Part of an omnibus package touching on many of the property tax proposals that lawmakers have discussed but couldn’t come to terms with during the regular and first special sessions, the bill proposed by Rep. John Bryant, D-Dallas, combines ideas from the previous House and Senate plans, adds renters to the mix, and looks to shore up teacher pay.
In a news conference Thursday announcing House Bill 62 and its companion joint resolution, House Democrats said the proposal would allow for continued and sustainable relief for homeowners as well as for teachers.
“Our effort is one that recognizes that you can’t talk about property taxes without talking about public education,” Bryant said of his proposal to raise the state’s basic allotment for school funding by $1,000.
The allotment increase, which would be tied to and move with inflation, also directs that future increases to the allotment continue to account for raising teacher pay. Thus, Democrats said, the plan would result in a permanent annual raise of $4,300 for teachers through a $15 billion expenditure.
Last week, the Senate advanced a tax proposal that would increase the homestead exemption to $100,000 and give a $2,000 pay increase to teachers in urban districts and a $6,000 increase to teachers in rural areas over the next two years.
However, Bryant said of his House proposal, “It results in a permanent increase in teacher salaries of $4,300 a year, not a temporary one-time proposal for a certain amount for one type of school district and more for another type of school district.”
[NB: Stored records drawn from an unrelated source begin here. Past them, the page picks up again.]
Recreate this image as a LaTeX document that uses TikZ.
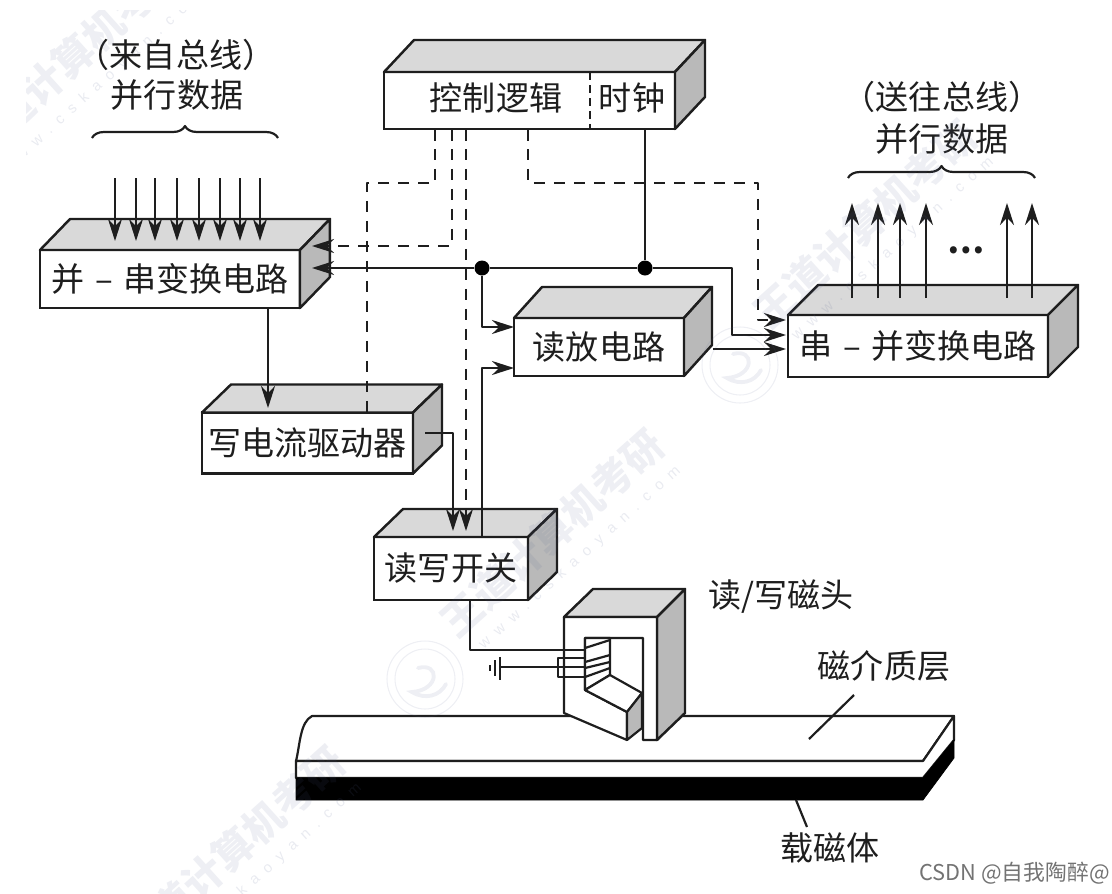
\documentclass[tikz,border=0pt]{standalone}
\usepackage{fontspec}
\setmainfont{Noto Sans CJK SC}
\newfontfamily\urlfont[LetterSpace=60]{Liberation Sans}
\usetikzlibrary{arrows.meta,decorations.pathreplacing}
\definecolor{inkc}{HTML}{1E1E1E}
\definecolor{topc}{HTML}{D9D9D9}
\definecolor{sidec}{HTML}{B9B9B9}
\definecolor{markc}{HTML}{56628F}
\tikzset{
  lab/.style={font=\fontsize{18.8}{22}\selectfont, inner sep=0pt, text=inkc},
  front/.style={draw=inkc, line width=1.4pt, fill=white, rectangle, inner sep=0pt, outer sep=0pt, lab},
  topface/.style={draw=inkc, line width=1.4pt, fill=topc, line join=round},
  sideface/.style={draw=inkc, line width=1.4pt, fill=sidec, line join=round},
  plain/.style={draw=inkc, line width=1.25pt, line join=round},
  flow/.style={plain, -{Stealth[length=.44cm, width=.28cm]}},
  ctrlline/.style={plain, dash pattern=on .23cm off .17cm},
  ctrlflow/.style={ctrlline, -{Stealth[length=.44cm, width=.28cm]}},
  junct/.style={circle, fill=black, inner sep=0pt, minimum size=.3cm},
  wmark/.style={font=\fontsize{23}{25}\selectfont\bfseries, text=markc, text opacity=.1, rotate=42, inner sep=0pt},
  wurl/.style={font=\urlfont\fontsize{8.5}{10}\selectfont, text=markc, text opacity=.13, rotate=42, inner sep=0pt},
  stamp/.style={circle, draw=markc, draw opacity=.1, line width=.6pt, inner sep=0pt},
  swirl/.style={draw=markc, draw opacity=.1, line width=2.2pt, line cap=round},
}
\newcommand{\boxfaces}[3]{%
\draw[topface] (#1.north west) -- ++(#2,-#3) -- ([shift={(#2,-#3)}]#1.north east) -- (#1.north east) -- cycle;
\draw[sideface] (#1.north east) -- ++(#2,-#3) -- ([shift={(#2,-#3)}]#1.south east) -- (#1.south east) -- cycle;
}
\begin{document}
\begin{tikzpicture}[x=0.02cm, y=-0.02cm]
\useasboundingbox (0,0) rectangle (1112,893);

\draw[plain, fill=white] (296,761) .. controls (300,745) and (300,722) .. (312,716) -- (954,716) -- (923,761) -- cycle;
\draw[plain, fill=white] (296,761) -- (923,761) -- (954,716) -- (954,740) -- (923,778) -- (296,778) -- cycle;
\draw[fill=black, draw=black] (296,778) -- (923,778) -- (954,740) -- (954,758) -- (923,800) -- (296,800) -- cycle;
\draw[plain] (854,695) -- (809,739);
\draw[plain] (796,800) -- (807,827);

\node[front, minimum width=5.82cm, minimum height=1.14cm] (ctrl) at (529.5,100.5){};
\boxfaces{ctrl}{30}{32}
\node[lab] (ctrltxt) at (496,98){控制逻辑};
\node[lab] (clktxt) at (632,98){时钟};
\coordinate (diva) at (590,72);
\coordinate (divb) at (590,129);
\draw[plain, dash pattern=on .16cm off .1cm] (diva) -- (divb);

\node[front, minimum width=5.2cm, minimum height=1.16cm] (psconv) at (170,279){并\,\,–\,\,串变换电路};
\boxfaces{psconv}{30}{31}
\node[front, minimum width=4.22cm, minimum height=1.22cm] (wrdrv) at (307.5,443){写电流驱动器};
\boxfaces{wrdrv}{29}{28}
\node[front, minimum width=3.4cm, minimum height=1.16cm] (rdamp) at (599,347){读放电路};
\boxfaces{rdamp}{28}{31}
\node[front, minimum width=5.2cm, minimum height=1.24cm] (spconv) at (918,346){串\,\,–\,\,并变换电路};
\boxfaces{spconv}{30}{30}
\node[front, minimum width=3.08cm, minimum height=1.26cm] (rwsw) at (451,568.5){读写开关};
\boxfaces{rwsw}{29}{28}

\coordinate (ina0) at (115,178); \coordinate (inb0) at (115,241);
\coordinate (ina1) at (136,178); \coordinate (inb1) at (136,241);
\coordinate (ina2) at (155,178); \coordinate (inb2) at (155,241);
\coordinate (ina3) at (177,178); \coordinate (inb3) at (177,241);
\coordinate (ina4) at (199,178); \coordinate (inb4) at (199,241);
\coordinate (ina5) at (220,178); \coordinate (inb5) at (220,241);
\coordinate (ina6) at (240,178); \coordinate (inb6) at (240,241);
\coordinate (ina7) at (260,178); \coordinate (inb7) at (260,241);
\draw[flow](ina0) -- (inb0);
\draw[flow](ina1) -- (inb1);
\draw[flow](ina2) -- (inb2);
\draw[flow](ina3) -- (inb3);
\draw[flow](ina4) -- (inb4);
\draw[flow](ina5) -- (inb5);
\draw[flow](ina6) -- (inb6);
\draw[flow](ina7) -- (inb7);

\coordinate (outa0) at (852,298); \coordinate (outb0) at (852,203);
\coordinate (outa1) at (878,298); \coordinate (outb1) at (878,203);
\coordinate (outa2) at (900,298); \coordinate (outb2) at (900,203);
\coordinate (outa3) at (926,298); \coordinate (outb3) at (926,203);
\coordinate (outa4) at (1007,298); \coordinate (outb4) at (1007,203);
\coordinate (outa5) at (1032,298); \coordinate (outb5) at (1032,203);
\draw[flow](outa0) -- (outb0);
\draw[flow](outa1) -- (outb1);
\draw[flow](outa2) -- (outb2);
\draw[flow](outa3) -- (outb3);
\draw[flow](outa4) -- (outb4);
\draw[flow](outa5) -- (outb5);
\node[lab, font=\fontsize{18.8}{22}\selectfont\bfseries] (moredots) at (966,250){…};

\coordinate (bla) at (92,138);
\coordinate (blb) at (278,138);
\coordinate (bra) at (848,178);
\coordinate (brb) at (1035,178);
\draw[plain, decorate, decoration={brace, amplitude=.24cm}] (bla) -- (blb);
\draw[plain, decorate, decoration={brace, amplitude=.24cm}] (bra) -- (brb);
\node[lab] (srctxt) at (176,55){（来自总线）};
\node[lab] (indata) at (177,95){并行数据};
\node[lab] (dsttxt) at (942,97){（送往总线）};
\node[lab] (outdata) at (942,139){并行数据};

\node[junct] (dota) at (482,268){};
\node[junct] (dotb) at (645,268){};
\coordinate (clkout) at (645,129);
\coordinate (psbus) at (312,268);
\coordinate (psctl) at (312,246);
\coordinate (rdbus) at (514,327);
\coordinate (rdsw) at (514,368);
\coordinate (spctl) at (786,320);
\coordinate (spbus) at (786,335);
\coordinate (rdout) at (713,349);
\coordinate (sprd) at (786,349);
\coordinate (busbend) at (732,268);
\draw[plain](clkout) -- (dotb);
\draw[flow](dotb) -- (dota) -- (psbus);
\draw[flow](dota) |- (rdbus);
\draw[flow](dotb) -- (busbend) |- (spbus);
\draw[flow](rdout) -- (sprd);

\coordinate (psout) at (268,308);
\coordinate (wrin) at (268,408);
\draw[flow](psout) -- (wrin);
\coordinate (wrout) at (425,433);
\coordinate (swwr) at (453,531);
\coordinate (swctl) at (466,531);
\coordinate (swrd) at (482,537);
\draw[flow](wrout) -| (swwr);
\draw[flow](swrd) |- (rdsw);

\coordinate (ctla) at (435,129);
\coordinate (ctlb) at (452,129);
\coordinate (ctlc) at (466,129);
\coordinate (ctld) at (528,129);
\coordinate (wrctl) at (367,412);
\coordinate (benda) at (367,183);
\coordinate (bendb) at (452,246);
\coordinate (bendc) at (758,183);
\draw[ctrlline](ctla) |- (benda) -- (wrctl);
\draw[ctrlflow](ctlb) -- (bendb) -- (psctl);
\draw[ctrlflow](ctlc) -- (swctl);
\draw[ctrlflow](ctld) |- (bendc) |- (spctl);

\draw[topface] (564,617) -- (593,589) -- (685,589) -- (657,617) -- cycle;
\draw[sideface] (657,617) -- (685,589) -- (685,713) -- (657,740) -- cycle;
\draw[plain, fill=white] (564,617) -- (657,617) -- (657,740) -- (643,740) -- (643,638) -- (585,638) -- (585,690) -- (627,712) -- (627,740) -- (564,713) -- cycle;
\draw[plain, fill=white] (585,638) -- (610,638) -- (610,675) -- (585,690) -- cycle;
\draw[plain, fill=white] (585,690) -- (610,675) -- (642,693) -- (627,712) -- cycle;
\draw[sideface, line width=1.25pt] (627,712) -- (642,693) -- (642,728) -- (627,740) -- cycle;
\draw[plain] (585,648) -- (610,640);
\draw[plain] (585,662) -- (610,655);
\draw[plain] (585,668) -- (610,662);
\draw[plain] (585,677) -- (610,668);

\coordinate (swout) at (470,600);
\coordinate (coila) at (585,650);
\coordinate (gnd) at (500,667);
\coordinate (coilb) at (585,667);
\draw[plain](swout) |- (coila);
\draw[plain](gnd) -- (coilb);
\draw[plain, line width=.8pt] (585,658) -- (558,658) -- (558,677) -- (585,677);
\draw[plain] (500,657) -- (500,680);
\draw[plain] (495,660) -- (495,676);
\draw[plain] (490,665) -- (490,671);

\node[lab] (headtxt) at (781,597){读/写磁头};
\node[lab] (layertxt) at (884,666){磁介质层};
\node[lab] (basetxt) at (830,848){载磁体};
\node[font=\fontsize{12.4}{14}\selectfont, text=black!55, inner sep=0pt, anchor=east] (csdn) at (1110,873){CSDN @自我陶醉@};

\begin{scope}
\clip (26,10) rectangle (1112,893);
\node[wmark] (wm0) at (73,57){王道计算机考研};
\node[wmark] (wm1) at (552,533){王道计算机考研};
\node[wmark] (wm2) at (865,224){王道计算机考研};
\node[wmark] (wm3) at (233,850){王道计算机考研};
\node[wurl] (wu0) at (103,82){www.cskaoyan.com};
\node[wurl] (wu1) at (580,558){www.cskaoyan.com};
\node[wurl] (wu2) at (893,249){www.cskaoyan.com};
\node[wurl] (wu3) at (261,875){www.cskaoyan.com};
\node[stamp, minimum size=1.52cm] (st0) at (425,679){};
\node[stamp, minimum size=1.2cm] (st1) at (425,679){};
\node[stamp, minimum size=1.52cm] (st2) at (740,365){};
\node[stamp, minimum size=1.2cm] (st3) at (740,365){};
\draw[swirl] (418,668) .. controls (440,662) and (440,690) .. (412,692) .. controls (425,700) and (440,696) .. (446,684);
\draw[swirl] (733,354) .. controls (755,348) and (755,376) .. (727,378) .. controls (740,386) and (755,382) .. (761,370);
\end{scope}
\end{tikzpicture}
\end{document}
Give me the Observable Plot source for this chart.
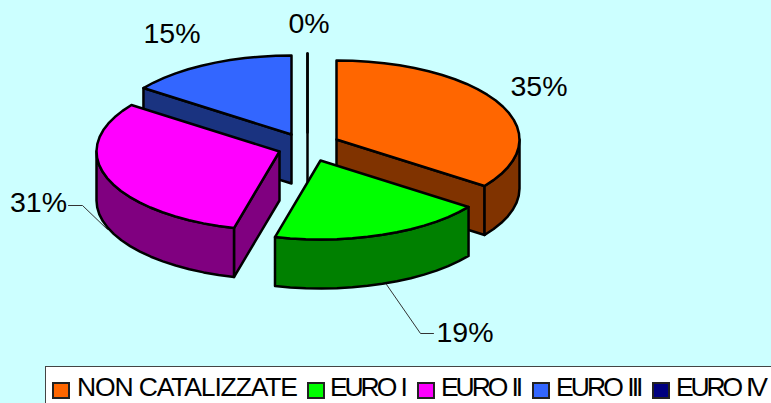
<!DOCTYPE html>
<html><head><meta charset="utf-8">
<script src="https://cdn.jsdelivr.net/npm/d3@7"></script>
<script src="https://cdn.jsdelivr.net/npm/@observablehq/plot@0.6"></script>
<style>
html,body{margin:0;padding:0;background:#CCFFFF;width:771px;height:403px;overflow:hidden;font-family:"Liberation Sans",Arial,sans-serif}
#chart svg{display:block;background:transparent}
#legend{position:absolute;left:45px;top:366px;width:726px;height:37px;box-sizing:border-box;background:#fff;border:1px solid #444;border-right:none;border-bottom:none}
#legend span{position:absolute;top:0;font-size:26.5px;line-height:40px;color:#000;white-space:nowrap}
#legend i{position:absolute;top:15px;width:18px;height:17px;border:2px solid #222;box-sizing:border-box}
</style></head><body>
<div id="chart"></div><div id="legend"></div>
<script>
// Data
const categories = ["NON CATALIZZATE", "EURO I", "EURO II", "EURO III", "EURO IV"];
const shares = [35, 19, 31, 15, 0];
const topColors = ["#FF6600", "#00FF00", "#FF00FF", "#3366FF", "#000080"];
const wallColors = ["#803300", "#008000", "#800080", "#1A3380", "#000040"];

// Pie layout (ellipse radii, extrusion, exploded apex of each slice, label and legend placement)
const W = 771, H = 366, RX = 183, RY = 79, DEPTH = 49;
const apexX = [336, 320, 279, 291, 307];
const apexY = [139, 160, 151, 134, 132];
const labelX = [538.5, 464.5, 38, 171.5, 308.5];
const labelY = [86, 332, 202, 33, 23];
const leader31 = [[68, 205], [82, 205], [107, 229]];
const leader19 = [[386, 284], [420, 333], [433, 333]];
const legendSwatch = [6, 261, 371, 486, 606];
const legendText = [31, 284, 395, 510, 630];
const legendSpacing = [-1.15, -3.1, -3.08, -2.94, -3.18];
const legendWordSpacing = [0, 2, 2, 2, 2];

const toRad = d => d * Math.PI / 180;
const STEP = 5;
let cum = 0;
const slices = shares.map((s, i) => {
  const a0 = cum * 3.6; cum += s; const a1 = cum * 3.6;
  return {i, a0, a1, cx: apexX[i], cy: apexY[i]};
});
const onRim = (sl, a, d = 0) => ({x: sl.cx + RX * Math.sin(toRad(a)), y: sl.cy - RY * Math.cos(toRad(a)) + d});
const arc = (sl, from, to, d = 0) => {
  const pts = [];
  const n = Math.max(1, Math.round(Math.abs(to - from) / STEP));
  for (let k = 0; k <= n; k++) pts.push(onRim(sl, from + (to - from) * k / n, d));
  return pts;
};
const faces = [];
const push = (id, color, pts) => pts.forEach(p => faces.push({...p, id, color}));
function radialWall(sl, a) {
  const e = onRim(sl, a);
  push(`r${sl.i}`, wallColors[sl.i], [
    {x: sl.cx, y: sl.cy}, e, {x: e.x, y: e.y + DEPTH}, {x: sl.cx, y: sl.cy + DEPTH}
  ]);
}
function outerWall(sl, a, b) {
  push(`o${sl.i}`, wallColors[sl.i], [...arc(sl, a, b), ...arc(sl, b, a, DEPTH)]);
}
function topFace(sl) {
  push(`t${sl.i}`, topColors[sl.i], [{x: sl.cx, y: sl.cy}, ...arc(sl, sl.a0, sl.a1)]);
}
const [orange, green, magenta, blue, navy] = slices;
// painter's order, back to front
radialWall(blue, blue.a0); topFace(blue);
radialWall(navy, navy.a0); topFace(navy);
radialWall(orange, orange.a1); outerWall(orange, 90, orange.a1); topFace(orange);
radialWall(magenta, magenta.a0); outerWall(magenta, magenta.a0, 270); topFace(magenta);
outerWall(green, green.a0, green.a1); topFace(green);

const labels = shares.map((s, i) => ({x: labelX[i], y: labelY[i], text: `${s}%`}));
const leaders = [
  ...leader31.map(([x, y]) => ({x, y, id: "a"})),
  ...leader19.map(([x, y]) => ({x, y, id: "b"}))
];

const plot = Plot.plot({
  width: W, height: H, margin: 0,
  x: {domain: [0, W], range: [0, W], axis: null},
  y: {domain: [0, H], range: [0, H], axis: null},
  color: {type: "identity"},
  style: {background: "transparent"},
  marks: [
    Plot.line(faces, {x: "x", y: "y", z: "id", fill: "color", stroke: "#000", strokeWidth: 2.5,
      curve: "linear-closed", strokeLinejoin: "round"}),
    Plot.line(leaders, {x: "x", y: "y", z: "id", stroke: "#333", strokeWidth: 1}),
    Plot.text(labels, {x: "x", y: "y", text: "text", fontSize: 28.5, fill: "#000",
      fontFamily: "Liberation Sans, Arial, sans-serif", textAnchor: "middle", lineAnchor: "middle"})
  ]
});
document.getElementById("chart").append(plot);

const legend = document.getElementById("legend");
categories.forEach((c, i) => {
  const sw = document.createElement("i");
  sw.style.left = legendSwatch[i] + "px";
  sw.style.background = topColors[i];
  legend.append(sw);
  const t = document.createElement("span");
  t.textContent = c;
  t.style.left = legendText[i] + "px";
  t.style.letterSpacing = legendSpacing[i] + "px";
  t.style.wordSpacing = legendWordSpacing[i] + "px";
  legend.append(t);
});
</script></body></html>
Like the Senate’s tax proposal, the newly proposed House package also addresses a homestead exemption, something the lower chamber has been hesitant to support and ultimately unwilling to pass this year in favor of reducing the cap on annual property appraisal increases and compressing tax rates.
Under the property tax package, homeowners would be eligible for a homestead exemption of $100,000 or an amount equivalent to 25% of their home’s value — though that exemption would be capped at $200,000 — whichever figure results in the higher savings.
Lt. Gov. Dan Patrick, who has been unabashed in advocating for a $100,000 homestead exemption as opposed to other plans, did not respond to an American-Statesman request for comment.
However, the most notable difference between the plan proposed Thursday and previously considered property tax bills is that renters, who make up 38% of Texans, would now be offered a slice of the pie.
Through Bryant’s bill, those who have rented their primary residence from the same landlord over a 12-month period would be eligible for a tax rebate of 10% of the annual rent they have paid.
“We cannot ignore the fact that renters have been left out of this conversation from the very beginning,” Rep. Christina Morales, D-Houston, said at the news conference. “Renters deserve to receive their fair share of tax relief especially as rents have skyrocketed in the past few years.”